Vouri was interviewed Tuesday at American Camp by the program’s host, Gabriel Spitzer. KPLU is an FM channel at 88.5 on the dial. The program also can be streamed live by going to http://kplu.org/listen-live.
Recordings of the broadcast can be heard in the Sound Effect archive at http://www.kplu.org/programs/sound-effect, or by subscribing to the program’s Podcast at https://itunes.apple.com/us/podcast/sound-effect-from-kplu/id967132009?mt=2
“It is always a challenge to boil down the Pig War crisis and joint military occupation to about 15 minutes of programming, especially when you’ve been telling that story for more than 20 years,” said Vouri, who is also the park chief of interpretation. “The key is always returning to primary lesson of the story—that peace broke out instead of war here—because that’s what this park is all about.”

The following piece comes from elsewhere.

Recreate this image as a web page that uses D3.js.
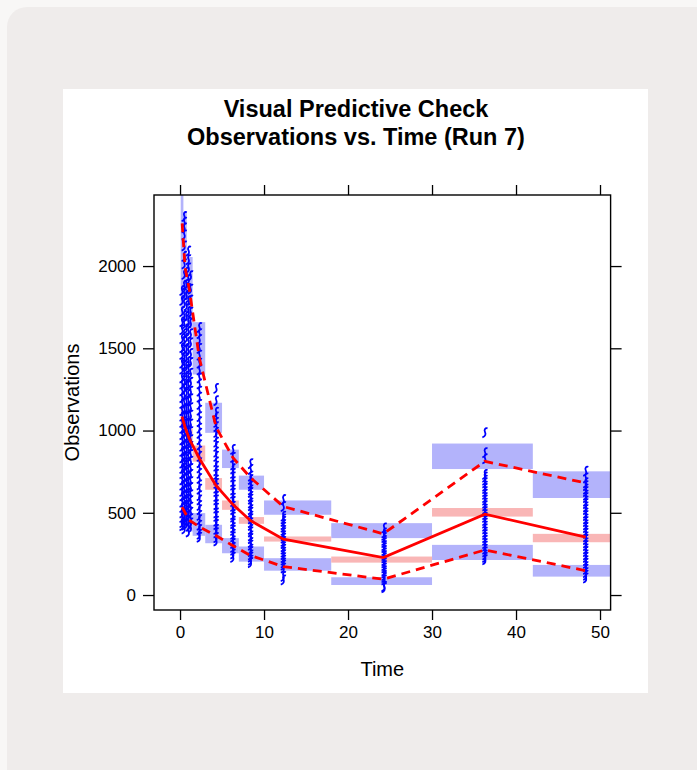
<!DOCTYPE html>
<html>
<head>
<meta charset="utf-8">
<script src="https://cdn.jsdelivr.net/npm/d3@7/dist/d3.min.js"></script>
<style>
html, body { margin: 0; padding: 0; background: #f8f7f6; }
svg { display: block; font-family: "Liberation Sans", Arial, sans-serif; }
</style>
</head>
<body>
<svg id="chart" width="697" height="770"></svg>
<script>
// tick labels
const xTicks = [0, 10, 20, 30, 40, 50];
const yTicks = [0, 500, 1000, 1500, 2000];

// time bins and simulated prediction intervals (5th, median, 95th)
const binStart = [0.08, 0.4, 0.8, 1.5, 3, 5, 7, 10, 18, 30, 42];
const binEnd   = [0.4, 0.8, 1.5, 3, 5, 7, 10, 18, 30, 42, 56];
const hiPILow  = [1700, 1800, 1620, 1341, 986, 772, 640, 488, 346, 766, 590];
const hiPIHigh = [2600, 2330, 2055, 1659, 1169, 884, 726, 575, 437, 921, 752];
const medPILow = [1010, 960, 900, 811, 640, 518, 433, 325, 197, 477, 321];
const medPIHigh= [1150, 1080, 1010, 909, 711, 575, 474, 356, 234, 529, 372];
const loPILow  = [420, 400, 386, 360, 315, 254, 203, 148, 61, 213, 112];
const loPIHigh = [520, 520, 500, 498, 427, 346, 295, 224, 108, 305, 183];

// observed percentiles per bin
const lineTimes = [0.25, 0.6, 1.1, 2.3, 4.3, 6.3, 8.4, 12.3, 24.2, 36.3, 48.3];
const obsP95    = [2260, 1990, 1860, 1440, 1020, 835, 713, 538, 372, 813, 681];
const obsMedian = [1085, 1020, 950, 830, 665, 550, 452, 340, 228, 492, 352];
const obsP5     = [535, 500, 455, 415, 360, 300, 240, 173, 96, 274, 148];

// observations, by nominal sampling time
const obsTimes = [0.25, 0.5, 0.75, 1.0, 1.25, 2.3, 4.3, 6.3, 8.4, 12.3, 24.3, 36.3, 48.3];
const obsValues = [
  [1850, 1790, 1722, 1660, 1612, 1558, 1503, 1461, 1409, 1372, 1318, 1281, 1240, 1198, 1163, 1119, 1086, 1048, 1012, 973, 941, 903, 872, 833, 801, 768, 737, 698, 667, 628, 602, 563, 531, 498, 471, 439, 421],
  [2300, 2266, 2231, 2188, 2121, 2058, 2012, 1948, 1882, 1829, 1771, 1698, 1646, 1588, 1541, 1489, 1447, 1398, 1352, 1301, 1254, 1216, 1168, 1131, 1089, 1052, 1013, 982, 944, 912, 873, 842, 803, 771, 738, 706, 668, 641, 603, 577, 543, 516, 483, 457, 424, 401],
  [1962, 1888, 1821, 1758, 1692, 1618, 1562, 1497, 1442, 1388, 1331, 1279, 1232, 1178, 1131, 1088, 1042, 998, 961, 918, 882, 838, 801, 758, 722, 683, 652, 613, 582, 543, 512, 478, 452, 431],
  [2090, 2038, 1987, 1918, 1862, 1788, 1722, 1658, 1601, 1538, 1482, 1419, 1371, 1318, 1272, 1219, 1177, 1128, 1087, 1038, 997, 953, 917, 873, 837, 793, 757, 718, 687, 648, 617, 578, 547, 508, 482, 448, 417, 382],
  [1940, 1858, 1792, 1718, 1652, 1588, 1532, 1468, 1412, 1348, 1292, 1238, 1192, 1138, 1092, 1038, 992, 943, 902, 853, 812, 768, 732, 688, 652, 608, 572, 533, 502, 463, 437, 409],
  [1625, 1588, 1552, 1498, 1457, 1408, 1367, 1318, 1282, 1238, 1202, 1158, 1122, 1083, 1052, 1013, 982, 943, 912, 873, 842, 803, 772, 738, 707, 668, 642, 603, 577, 543, 517, 483, 457, 423, 397, 368, 350],
  [1255, 1180, 1110, 1082, 1048, 1022, 988, 962, 928, 902, 868, 842, 808, 782, 753, 732, 698, 677, 648, 627, 598, 577, 548, 527, 498, 477, 448, 427, 398, 377, 348, 327],
  [884, 835, 790, 766, 738, 717, 688, 667, 638, 617, 588, 567, 538, 517, 488, 472, 448, 432, 408, 392, 368, 352, 328, 312, 288, 272, 248, 228],
  [797, 762, 722, 701, 678, 662, 638, 622, 598, 582, 558, 542, 518, 502, 478, 462, 438, 422, 398, 382, 358, 342, 318, 302, 278, 263, 243, 229, 211, 196],
  [579, 537, 478, 461, 446, 427, 411, 392, 378, 359, 344, 325, 311, 292, 277, 259, 244, 226, 211, 194, 181, 163, 112, 91],
  [407, 376, 361, 348, 330, 317, 299, 286, 269, 255, 238, 225, 207, 194, 177, 163, 146, 133, 117, 105, 91, 51, 43],
  [986, 864, 827, 732, 716, 697, 681, 661, 646, 627, 611, 591, 576, 557, 541, 521, 506, 487, 471, 451, 436, 417, 401, 381, 366, 347, 331, 311, 296, 277, 261, 242, 227, 213],
  [752, 711, 681, 663, 643, 627, 606, 591, 570, 554, 534, 518, 497, 481, 461, 445, 425, 409, 389, 373, 352, 336, 316, 299, 279, 263, 243, 227, 207, 191, 171, 155, 135, 119, 102]
];

const svg = d3.select("#chart");

// page card and white figure area
svg.append("rect").attr("x", 7).attr("y", 7).attr("width", 720).attr("height", 800)
  .attr("rx", 20).attr("fill", "#efeceb");
svg.append("rect").attr("x", 63).attr("y", 89).attr("width", 585).attr("height", 604)
  .attr("fill", "#ffffff");

const plot = { left: 154, right: 610.6, top: 195, bottom: 610 };

const x = d3.scaleLinear().domain([-3.1, 51.26]).range([plot.left, plot.right]);
const y = d3.scaleLinear().domain([-91, 2432]).range([plot.bottom, plot.top]);

svg.append("clipPath").attr("id", "clip")
  .append("rect")
  .attr("x", plot.left).attr("y", plot.top)
  .attr("width", plot.right - plot.left).attr("height", plot.bottom - plot.top);

const g = svg.append("g").attr("clip-path", "url(#clip)");

const bins = binStart.map((s, i) => ({
  x0: s, x1: binEnd[i],
  hi: [hiPILow[i], hiPIHigh[i]],
  med: [medPILow[i], medPIHigh[i]],
  lo: [loPILow[i], loPIHigh[i]]
}));

// prediction interval boxes
function bands(key, color) {
  g.selectAll(".band-" + key)
    .data(bins)
    .enter()
    .append("rect")
    .attr("class", "band-" + key)
    .attr("x", d => x(d.x0))
    .attr("width", d => x(d.x1) - x(d.x0))
    .attr("y", d => y(d[key][1]))
    .attr("height", d => y(d[key][0]) - y(d[key][1]))
    .attr("fill", color);
}
bands("hi", "#b3b3fb");
bands("lo", "#b3b3fb");
bands("med", "#f9b6b6");

// observations
const pts = [];
obsTimes.forEach((t, i) => obsValues[i].forEach(v => pts.push({ t: t, v: v })));

g.selectAll(".obs")
  .data(pts)
  .enter()
  .append("path")
  .attr("class", "obs")
  .attr("transform", d => `translate(${x(d.t)},${y(d.v)})`)
  .attr("d", "M2.6,-4.5 C0.3,-5.5 -1,-3 0,-1 C1,1 0.8,3.6 -2.6,4.5")
  .attr("fill", "none")
  .attr("stroke", "#0000ff")
  .attr("stroke-width", 1.8);

// observed percentile lines
const line = d3.line().x(d => x(d[0])).y(d => y(d[1]));
function obsLine(vals, dashed) {
  g.append("path")
    .datum(lineTimes.map((t, i) => [t, vals[i]]))
    .attr("d", line)
    .attr("fill", "none")
    .attr("stroke", "#ff0000")
    .attr("stroke-width", 2.8)
    .attr("stroke-dasharray", dashed ? "9,6" : null);
}
obsLine(obsMedian, false);
obsLine(obsP95, true);
obsLine(obsP5, true);

// axes, lattice style: ticks outside on every side
const tickFont = 17;
svg.append("g").attr("transform", `translate(${plot.left},0)`)
  .call(d3.axisLeft(y).tickValues(yTicks).tickFormat(d3.format("d")).tickSize(11).tickPadding(7));
svg.append("g").attr("transform", `translate(0,${plot.bottom})`)
  .call(d3.axisBottom(x).tickValues(xTicks).tickFormat(d3.format("d")).tickSize(10).tickPadding(6));
svg.append("g").attr("transform", `translate(${plot.right},0)`)
  .call(d3.axisRight(y).tickValues(yTicks).tickSize(11).tickFormat(""));
svg.append("g").attr("transform", `translate(0,${plot.top})`)
  .call(d3.axisTop(x).tickValues(xTicks).tickSize(10).tickFormat(""));

svg.selectAll(".domain").remove();
svg.selectAll(".tick line").attr("stroke", "#000").attr("stroke-width", 1.3);
svg.selectAll(".tick text")
  .attr("fill", "#000")
  .style("font-size", tickFont + "px")
  .style("font-family", "Liberation Sans, Arial, sans-serif");

svg.append("rect")
  .attr("x", plot.left).attr("y", plot.top)
  .attr("width", plot.right - plot.left).attr("height", plot.bottom - plot.top)
  .attr("fill", "none").attr("stroke", "#000").attr("stroke-width", 1.4);

// titles
svg.append("text").attr("x", 356).attr("y", 117).attr("text-anchor", "middle")
  .style("font-size", "23.5px").style("font-weight", "bold")
  .text("Visual Predictive Check");
svg.append("text").attr("x", 356).attr("y", 145).attr("text-anchor", "middle")
  .style("font-size", "23.5px").style("font-weight", "bold")
  .text("Observations vs. Time (Run 7)");

svg.append("text").attr("x", (plot.left + plot.right) / 2).attr("y", 676)
  .attr("text-anchor", "middle").style("font-size", "20px")
  .text("Time");
svg.append("text")
  .attr("transform", `translate(79,${(plot.top + plot.bottom) / 2}) rotate(-90)`)
  .attr("text-anchor", "middle").style("font-size", "20px")
  .text("Observations");
</script>
</body>
</html>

The seemingly innocuous act of shooting a pig that had strayed into a garden nearly escalated into hostilities between elements of the U.S. Army and the Royal Navy on San Juan Island, between July and October 1859. The crisis was quelled thanks to the restraint of Royal Navy officers on scene and the negotiating skills of Lt. Gen. Winfield Scott, commander of the U.S. Army, who made the six-week trip from New York City to the West Coast from Washington, D.C.
Shortly after Scott re-embarked for the East, the two nations agreed to a joint military occupation of the island. The Americans elected to remain at their camp on the island’s Cattle Point Peninsula while Royal Marines established their camp 13 miles north on Garrison Bay.
The incident led to the creation of San Juan island National Historical Park by Act of Congress in 1966. The park bill was signed into law by President Lyndon B. Johnson. The park today is composed of 2,141 acres at its American Camp and English Camp units.
In addition to the respective parade grounds and historic structures, the park also has a significant natural resource, including eight miles of saltwater shoreline, native prairie, conifer forests and rocky uplands. More than 250,000 visit annually from throughout the nation and world.
Vouri is the author of The Pig War: Standoff at Griffin Bay (Discover Your Northwest/University of Washington Press, $18.95), a history of the incident now in second edition and its 16th year in print.
“The second edition has about 100 more pages of narrative and notes that contain much of what I’ve learned since the first edition went to press” Vouri said. “Just when you think you know it all another fact turns up. It happened after the second edition was published. But you’ll have to wait for the third edition to read that.”